You from south africa? Im actually going to do 1000 watt of these strips then im going to do some cobs as well later on, thinking of mounting them on cpu heatsinks and mounting the heatsinks to a frame possibly and heatsink fans will be powered by a normal pc psu
If you run the COB's low like I do you can cool them passive. I use a small U-channel glued into a bigger U-channel to increase the cooling surface and use 4pcs Bridgelux V18 COB's at 500mA or ~17w each or ~70w each "double channel".
Each channel is 1150mm long by the way.
If you click the link in my sigature(400w LED) you can see how it looks in action.

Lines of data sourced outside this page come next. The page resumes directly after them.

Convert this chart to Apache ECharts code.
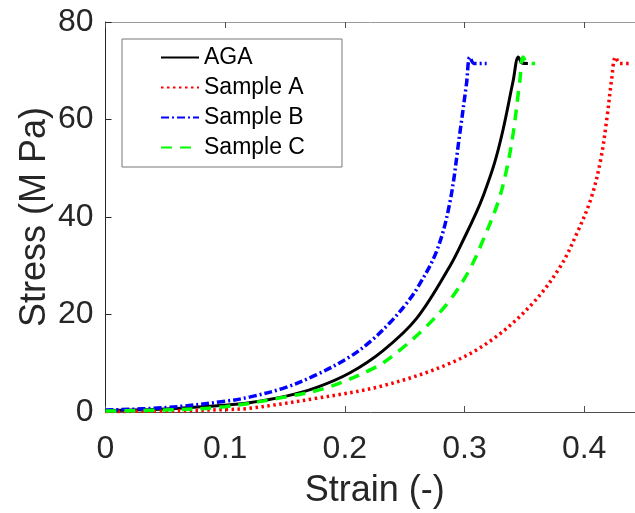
<!DOCTYPE html>
<html>
<head>
<meta charset="utf-8">
<script src="https://cdn.jsdelivr.net/npm/echarts@6/dist/echarts.min.js"></script>
<style>
  html, body { margin: 0; padding: 0; background: #fff; }
  #main { width: 635px; height: 513px; }
</style>
</head>
<body>
<div id="main"></div>
<script>
// 读图得到的数据 (strain, stress)
const names = ['AGA', 'Sample A', 'Sample B', 'Sample C'];

const agaStrain = [0, 0.05, 0.1, 0.12, 0.15, 0.176, 0.204, 0.232, 0.26, 0.288, 0.3, 0.31, 0.3156, 0.325, 0.3323, 0.3407, 0.345, 0.348, 0.353];
const agaStress = [0.3, 0.6, 1.4, 1.9, 3.2, 5.0, 8.0, 12.6, 19.2, 30, 35.8, 41, 44.3, 51, 58, 68, 72.8, 71.6, 71.5];

const aStrain = [0, 0.05, 0.1, 0.12, 0.176, 0.232, 0.288, 0.324, 0.357, 0.38, 0.394, 0.406, 0.414, 0.4192, 0.4229, 0.4262, 0.43, 0.438];
const aStress = [0.1, 0.2, 0.5, 0.75, 2.8, 5.4, 10, 15, 22.3, 29.8, 36.7, 44, 52, 60.6, 68.1, 72.8, 71.5, 71.5];

const bStrain = [0, 0.05, 0.1, 0.121, 0.15, 0.176, 0.204, 0.222, 0.238, 0.25, 0.26, 0.2767, 0.2878, 0.296, 0.3017, 0.3045, 0.308, 0.3185];
const bStress = [0.4, 0.9, 2.2, 3.1, 5, 7.6, 11.3, 14.6, 18.4, 21.8, 25.2, 33, 43, 57, 67.4, 72.8, 71.5, 71.5];

const cStrain = [0, 0.05, 0.1, 0.1485, 0.185, 0.2266, 0.246, 0.268, 0.288, 0.304, 0.3156, 0.328, 0.335, 0.3407, 0.3463, 0.349, 0.353, 0.359];
const cStress = [0.2, 0.4, 1.1, 3.0, 5.0, 9.3, 12.7, 17.5, 23, 29.1, 35.3, 43, 49.5, 57.2, 68.1, 72.8, 71.5, 71.5];

const xTicks = [0, 0.1, 0.2, 0.3, 0.4];
const yTicks = [0, 20, 40, 60, 80];

function pairs(xs, ys) {
  return xs.map(function (x, i) { return [x, ys[i]]; });
}

const font = '"Liberation Sans", Arial, Helvetica, sans-serif';
const ink = '#262626';

let chart = echarts.init(document.getElementById('main'), null, { renderer: 'canvas' });

function lineSeries(name, xs, ys, color, width, type) {
  return {
    name: name,
    type: 'line',
    xAxisIndex: 0,
    symbol: 'none',
    showSymbol: false,
    smooth: 0.35,
    data: pairs(xs, ys),
    lineStyle: { color: color, width: width, type: type, cap: 'butt' },
    itemStyle: { color: color },
    z: 3
  };
}

let option = {
  backgroundColor: '#fff',
  animation: false,
  grid: { left: 105.5, top: 22, right: -9, bottom: 101, containLabel: false, outerBoundsMode: 'none' },
  legend: {
    data: names,
    orient: 'vertical',
    left: 122,
    top: 39,
    padding: [7, 37, 8, 38],
    itemWidth: 38,
    itemHeight: 14,
    itemGap: 7,
    borderColor: '#777',
    borderWidth: 1,
    backgroundColor: '#fff',
    itemStyle: { opacity: 0, borderWidth: 0 },
    textStyle: { fontFamily: font, fontSize: 23, color: '#000' }
  },
  xAxis: [{
    type: 'value',
    min: xTicks[0],
    max: 0.45,
    interval: 0.1,
    name: 'Strain (-)',
    nameLocation: 'middle',
    nameGap: 61,
    nameMoveOverlap: false,
    nameTextStyle: { fontFamily: font, fontSize: 36, color: ink },
    axisLine: { lineStyle: { color: '#4d4d4d', width: 1 } },
    axisTick: { inside: true, length: 6, lineStyle: { color: '#4d4d4d' } },
    axisLabel: { fontFamily: font, fontSize: 32, color: ink, margin: 21, showMaxLabel: false },
    splitLine: { show: false }
  }, {
    type: 'value',
    position: 'top',
    min: xTicks[0],
    max: 0.45,
    interval: 0.1,
    axisLine: { show: true, onZero: false, lineStyle: { color: '#999', width: 1 } },
    axisTick: { show: true, inside: true, length: 6, lineStyle: { color: '#4d4d4d' } },
    axisLabel: { show: false },
    splitLine: { show: false }
  }],
  yAxis: {
    type: 'value',
    min: yTicks[0],
    max: yTicks[yTicks.length - 1],
    interval: 20,
    name: 'Stress (M Pa)',
    nameLocation: 'middle',
    nameGap: 52,
    nameMoveOverlap: false,
    nameTextStyle: { fontFamily: font, fontSize: 36, color: ink },
    axisLine: { show: true, lineStyle: { color: '#262626', width: 1 } },
    axisTick: { show: true, inside: true, length: 6, lineStyle: { color: '#262626' } },
    axisLabel: { fontFamily: font, fontSize: 32, color: ink, margin: 12 },
    splitLine: { show: false }
  },
  series: [
    lineSeries(names[0], agaStrain, agaStress, '#000000', 3, 'solid'),
    lineSeries(names[1], aStrain, aStress, '#ff0000', 3.5, [2.5, 3.5]),
    lineSeries(names[2], bStrain, bStress, '#0000ff', 3.5, [8, 3, 2, 3]),
    lineSeries(names[3], cStrain, cStress, '#00ff00', 3.5, [11, 8])
  ]
};

chart.setOption(option);
</script>
</body>
</html>
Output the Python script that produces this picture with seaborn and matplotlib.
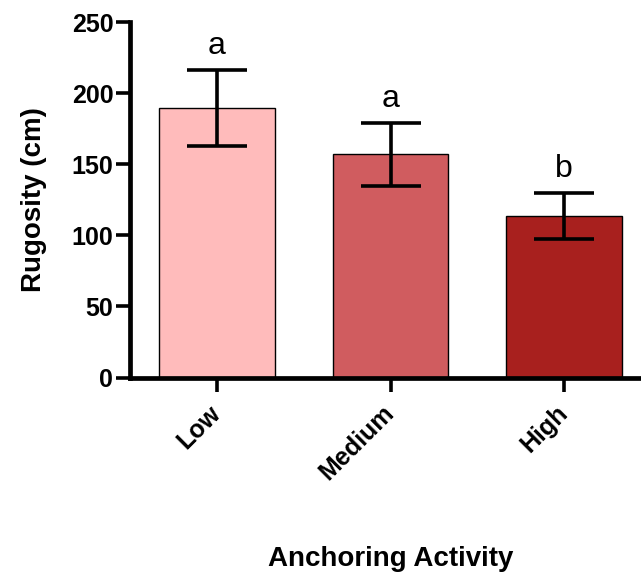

2nd picture shows it integrated into the frame next to the c-channels for the F strips. 25x 25x 25mm c-channels for strips and a 20x 20x 20 channel glued onto a 25x 40x 25mm c-channel for 4 COB's in series. Strips stay below 40°C and COB heatsink stays below 50°C with 28-30°C ambient temps. No need for an additional fan and when you use cheaper COB's but more of them you can get the same efficiency but you can spread the heat onto a bigger surface and cool them passive. 4pcs 12v fans with usually 0,25A needs up to 12w and that's another heat source inside your tent and 12w are after all 12w. With active cooling you also always have the risk of failure. A passive setup is like build it and forget it! No risk of overheating when the surface area is calculated properly.
Formala for passive cooling is ~110cm²/heatwatt or ~60cm² per total watt used. If you know the COB effiency it's easy to calculate heat watts. If you have a 60% eff. 10w COB you get 6PAR/w of light and 4w direct heat. A passive heatsink for such a 10w COB need at least 440cm² surface area to keep the COB's cool to the touch.
I have the formula from the hi-fi corner where they also try to keep the temperatures below 50°C. Allegedly because of leakage currents and such. No idea what it does in hi-fi amplifier chips but we can transfer the formula to LED's 1: 1.